Alexander, the unlucky puppet king of Greece, was killed by a monkey bite and medical incompetence in 1920.

Alexander, the second son of Constantine I of Greece, was not a lucky guy. Being the second son of a king is rarely lucky (unless you’re a fan of fratricide), but Alexander’s life was especially unlucky.
It all began with Eleftherios Venizelos. Venizelos was the prime minister of Greece for fifteen years, including a stretch over World War I. Under his watch, Greece’s territory doubled: it united with Crete and liberated Macedonia, Epirus, and many of the islands in the Aegean from the Ottoman Empire. But Venizelos also came into conflict with Alexander’s father, the king.
The prime minister wanted to ally with the Entente powers in World War I – Russia, France, and Britain – but the king wanted to remain neutral. King Constantine had in fact secretly promised neutrality to Germany and Austria-Hungary. The political dispute between the prime minister and king is today known as the National Schism. It got messy.
The king forced the prime minister to resign… twice. The prime minister got the king to abdicate… twice. (Well, the second time was forced by pro-Venizelos army officers due to a bad loss in the war against Turkey, but close enough.) The first time King Constantine abdicated, his eldest son did not become the new king. George, also pro-neutrality, followed his father into exile… so Alexander became king.
(George eventually did become king too, although he went into exile a further two times over the course of the 20th century.)
Alexander was a puppet king. Trapped in the palace and surrounded by anti-royalist followers of Venizelos, he sent letters to his exiled family and waited. Those letters, of course, never reached them. About the only thing he could do was secretly marry his childhood sweetheart – and that took three attempts.
(His wife, Aspasia Manos, was not royalty. The marriage was intensely controversial and technically illegal because they had not received the archbishop’s permission first.)
Cut to 1920. Alexander was walking his dogs in the palace grounds when a Barbary macaque attacked. It attacked the dog, actually. Alexander tried to separate the two animals. Another macaque – presumably a friend of the first – joined the fight. It bit Alexander on the body and leg then ran off.
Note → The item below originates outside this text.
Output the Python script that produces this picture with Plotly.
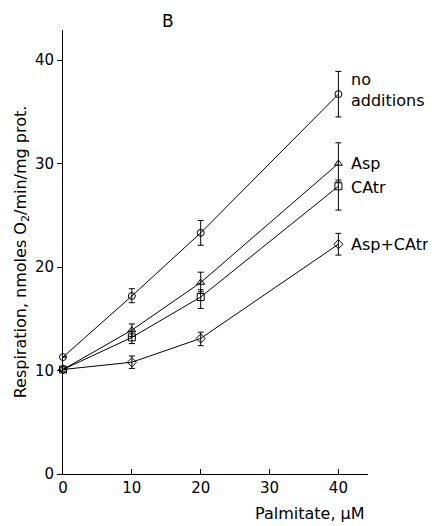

Doctors cleaned the wounds, but not well enough.
The leg became infected, and that infection spread. He might have been saved by amputation, but no-one wanted to be responsible for removing the king’s leg. Alexander died twenty-three days after the monkey bite. None of his family were with him when he died.
As for the throne, it remained vacant until Constantine returned from exile and Venizelos went into exile – so Alexander both succeeded and was succeeded by his father. The Greek royal family didn’t officially recognise Alexander’s reign, sandwiched as it was between Constantine’s two reigns, although they did posthumously legitimize his marriage.